* What to work on
Transcribe the listing that follows in full, omitting pictures.

+++

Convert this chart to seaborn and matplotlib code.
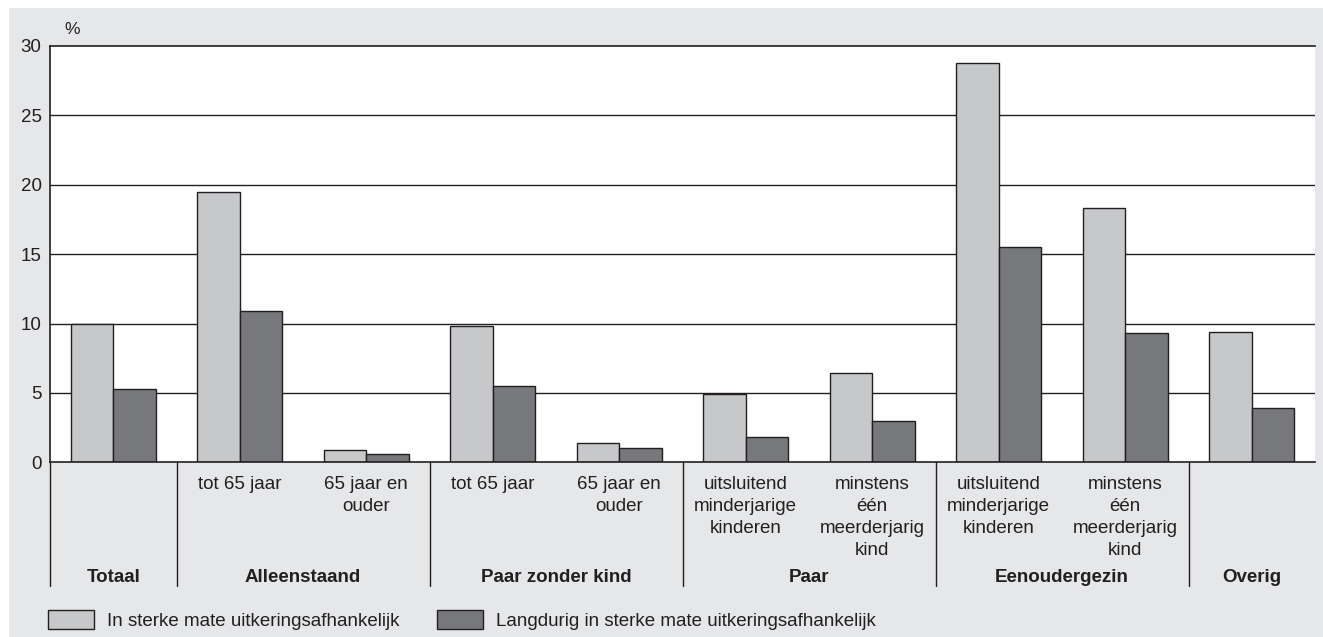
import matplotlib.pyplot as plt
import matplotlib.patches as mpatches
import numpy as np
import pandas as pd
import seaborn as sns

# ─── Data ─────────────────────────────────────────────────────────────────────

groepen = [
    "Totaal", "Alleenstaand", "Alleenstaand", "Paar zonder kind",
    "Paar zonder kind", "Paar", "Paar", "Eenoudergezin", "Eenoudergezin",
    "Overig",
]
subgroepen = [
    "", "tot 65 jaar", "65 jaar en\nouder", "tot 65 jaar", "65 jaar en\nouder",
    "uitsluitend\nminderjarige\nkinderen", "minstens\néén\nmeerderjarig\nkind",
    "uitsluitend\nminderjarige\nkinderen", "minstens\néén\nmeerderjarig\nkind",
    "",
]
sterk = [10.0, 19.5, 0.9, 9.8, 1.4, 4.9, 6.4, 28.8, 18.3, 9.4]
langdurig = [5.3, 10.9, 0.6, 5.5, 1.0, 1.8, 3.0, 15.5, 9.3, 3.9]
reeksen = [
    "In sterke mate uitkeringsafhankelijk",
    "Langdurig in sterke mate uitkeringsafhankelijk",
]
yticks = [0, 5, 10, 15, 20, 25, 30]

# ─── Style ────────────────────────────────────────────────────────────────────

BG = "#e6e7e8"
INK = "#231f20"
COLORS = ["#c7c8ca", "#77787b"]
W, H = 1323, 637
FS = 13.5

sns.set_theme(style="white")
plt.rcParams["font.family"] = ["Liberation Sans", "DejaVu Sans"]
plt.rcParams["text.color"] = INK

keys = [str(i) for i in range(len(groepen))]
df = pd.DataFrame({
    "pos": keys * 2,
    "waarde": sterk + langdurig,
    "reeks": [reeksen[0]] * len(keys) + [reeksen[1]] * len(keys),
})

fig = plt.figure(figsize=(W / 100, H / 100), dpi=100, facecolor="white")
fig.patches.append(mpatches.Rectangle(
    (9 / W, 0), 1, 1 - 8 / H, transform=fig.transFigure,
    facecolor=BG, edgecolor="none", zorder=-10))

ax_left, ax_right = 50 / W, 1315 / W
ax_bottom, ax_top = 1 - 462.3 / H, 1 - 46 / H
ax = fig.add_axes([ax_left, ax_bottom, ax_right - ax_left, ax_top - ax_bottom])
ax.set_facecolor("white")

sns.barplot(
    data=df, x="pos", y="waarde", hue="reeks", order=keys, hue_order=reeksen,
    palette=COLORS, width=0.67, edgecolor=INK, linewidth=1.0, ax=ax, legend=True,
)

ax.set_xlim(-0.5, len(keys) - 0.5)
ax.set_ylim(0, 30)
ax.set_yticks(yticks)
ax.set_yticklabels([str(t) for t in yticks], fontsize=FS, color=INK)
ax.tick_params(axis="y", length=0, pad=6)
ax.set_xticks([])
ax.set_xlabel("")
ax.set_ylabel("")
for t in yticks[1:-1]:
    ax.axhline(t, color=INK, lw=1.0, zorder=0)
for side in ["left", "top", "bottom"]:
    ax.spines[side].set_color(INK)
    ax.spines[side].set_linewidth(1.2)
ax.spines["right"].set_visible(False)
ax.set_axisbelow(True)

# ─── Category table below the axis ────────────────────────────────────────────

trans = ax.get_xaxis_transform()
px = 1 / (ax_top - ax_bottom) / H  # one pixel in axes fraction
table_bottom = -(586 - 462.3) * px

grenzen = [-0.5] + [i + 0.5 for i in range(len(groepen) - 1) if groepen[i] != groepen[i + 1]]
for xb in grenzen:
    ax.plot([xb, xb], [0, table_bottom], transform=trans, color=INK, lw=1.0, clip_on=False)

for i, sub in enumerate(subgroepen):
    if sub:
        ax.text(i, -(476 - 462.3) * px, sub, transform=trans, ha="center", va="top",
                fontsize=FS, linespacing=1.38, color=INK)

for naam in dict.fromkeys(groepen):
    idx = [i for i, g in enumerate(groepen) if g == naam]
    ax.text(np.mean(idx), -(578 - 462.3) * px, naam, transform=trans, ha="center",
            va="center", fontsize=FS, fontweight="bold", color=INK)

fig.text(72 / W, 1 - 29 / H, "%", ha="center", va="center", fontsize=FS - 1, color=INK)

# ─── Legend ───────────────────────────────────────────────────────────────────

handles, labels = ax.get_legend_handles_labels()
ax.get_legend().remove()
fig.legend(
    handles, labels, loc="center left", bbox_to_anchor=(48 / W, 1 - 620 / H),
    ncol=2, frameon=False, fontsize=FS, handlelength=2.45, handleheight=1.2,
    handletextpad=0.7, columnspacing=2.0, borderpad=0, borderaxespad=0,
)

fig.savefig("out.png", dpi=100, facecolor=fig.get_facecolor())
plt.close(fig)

+++

* Finished answer
Convert this chart to seaborn and matplotlib code.
import matplotlib.pyplot as plt
import matplotlib.patches as mpatches
import numpy as np
import pandas as pd
import seaborn as sns

# ─── Data ─────────────────────────────────────────────────────────────────────

groepen = [
    "Totaal", "Alleenstaand", "Alleenstaand", "Paar zonder kind",
    "Paar zonder kind", "Paar", "Paar", "Eenoudergezin", "Eenoudergezin",
    "Overig",
]
subgroepen = [
    "", "tot 65 jaar", "65 jaar en\nouder", "tot 65 jaar", "65 jaar en\nouder",
    "uitsluitend\nminderjarige\nkinderen", "minstens\néén\nmeerderjarig\nkind",
    "uitsluitend\nminderjarige\nkinderen", "minstens\néén\nmeerderjarig\nkind",
    "",
]
sterk = [10.0, 19.5, 0.9, 9.8, 1.4, 4.9, 6.4, 28.8, 18.3, 9.4]
langdurig = [5.3, 10.9, 0.6, 5.5, 1.0, 1.8, 3.0, 15.5, 9.3, 3.9]
reeksen = [
    "In sterke mate uitkeringsafhankelijk",
    "Langdurig in sterke mate uitkeringsafhankelijk",
]
yticks = [0, 5, 10, 15, 20, 25, 30]

# ─── Style ────────────────────────────────────────────────────────────────────

BG = "#e6e7e8"
INK = "#231f20"
COLORS = ["#c7c8ca", "#77787b"]
W, H = 1323, 637
FS = 13.5

sns.set_theme(style="white")
plt.rcParams["font.family"] = ["Liberation Sans", "DejaVu Sans"]
plt.rcParams["text.color"] = INK

keys = [str(i) for i in range(len(groepen))]
df = pd.DataFrame({
    "pos": keys * 2,
    "waarde": sterk + langdurig,
    "reeks": [reeksen[0]] * len(keys) + [reeksen[1]] * len(keys),
})

fig = plt.figure(figsize=(W / 100, H / 100), dpi=100, facecolor="white")
fig.patches.append(mpatches.Rectangle(
    (9 / W, 0), 1, 1 - 8 / H, transform=fig.transFigure,
    facecolor=BG, edgecolor="none", zorder=-10))

ax_left, ax_right = 50 / W, 1315 / W
ax_bottom, ax_top = 1 - 462.3 / H, 1 - 46 / H
ax = fig.add_axes([ax_left, ax_bottom, ax_right - ax_left, ax_top - ax_bottom])
ax.set_facecolor("white")

sns.barplot(
    data=df, x="pos", y="waarde", hue="reeks", order=keys, hue_order=reeksen,
    palette=COLORS, width=0.67, edgecolor=INK, linewidth=1.0, ax=ax, legend=True,
)

ax.set_xlim(-0.5, len(keys) - 0.5)
ax.set_ylim(0, 30)
ax.set_yticks(yticks)
ax.set_yticklabels([str(t) for t in yticks], fontsize=FS, color=INK)
ax.tick_params(axis="y", length=0, pad=6)
ax.set_xticks([])
ax.set_xlabel("")
ax.set_ylabel("")
for t in yticks[1:-1]:
    ax.axhline(t, color=INK, lw=1.0, zorder=0)
for side in ["left", "top", "bottom"]:
    ax.spines[side].set_color(INK)
    ax.spines[side].set_linewidth(1.2)
ax.spines["right"].set_visible(False)
ax.set_axisbelow(True)

# ─── Category table below the axis ────────────────────────────────────────────

trans = ax.get_xaxis_transform()
px = 1 / (ax_top - ax_bottom) / H  # one pixel in axes fraction
table_bottom = -(586 - 462.3) * px

grenzen = [-0.5] + [i + 0.5 for i in range(len(groepen) - 1) if groepen[i] != groepen[i + 1]]
for xb in grenzen:
    ax.plot([xb, xb], [0, table_bottom], transform=trans, color=INK, lw=1.0, clip_on=False)

for i, sub in enumerate(subgroepen):
    if sub:
        ax.text(i, -(476 - 462.3) * px, sub, transform=trans, ha="center", va="top",
                fontsize=FS, linespacing=1.38, color=INK)

for naam in dict.fromkeys(groepen):
    idx = [i for i, g in enumerate(groepen) if g == naam]
    ax.text(np.mean(idx), -(578 - 462.3) * px, naam, transform=trans, ha="center",
            va="center", fontsize=FS, fontweight="bold", color=INK)

fig.text(72 / W, 1 - 29 / H, "%", ha="center", va="center", fontsize=FS - 1, color=INK)

# ─── Legend ───────────────────────────────────────────────────────────────────

handles, labels = ax.get_legend_handles_labels()
ax.get_legend().remove()
fig.legend(
    handles, labels, loc="center left", bbox_to_anchor=(48 / W, 1 - 620 / H),
    ncol=2, frameon=False, fontsize=FS, handlelength=2.45, handleheight=1.2,
    handletextpad=0.7, columnspacing=2.0, borderpad=0, borderaxespad=0,
)

fig.savefig("out.png", dpi=100, facecolor=fig.get_facecolor())
plt.close(fig)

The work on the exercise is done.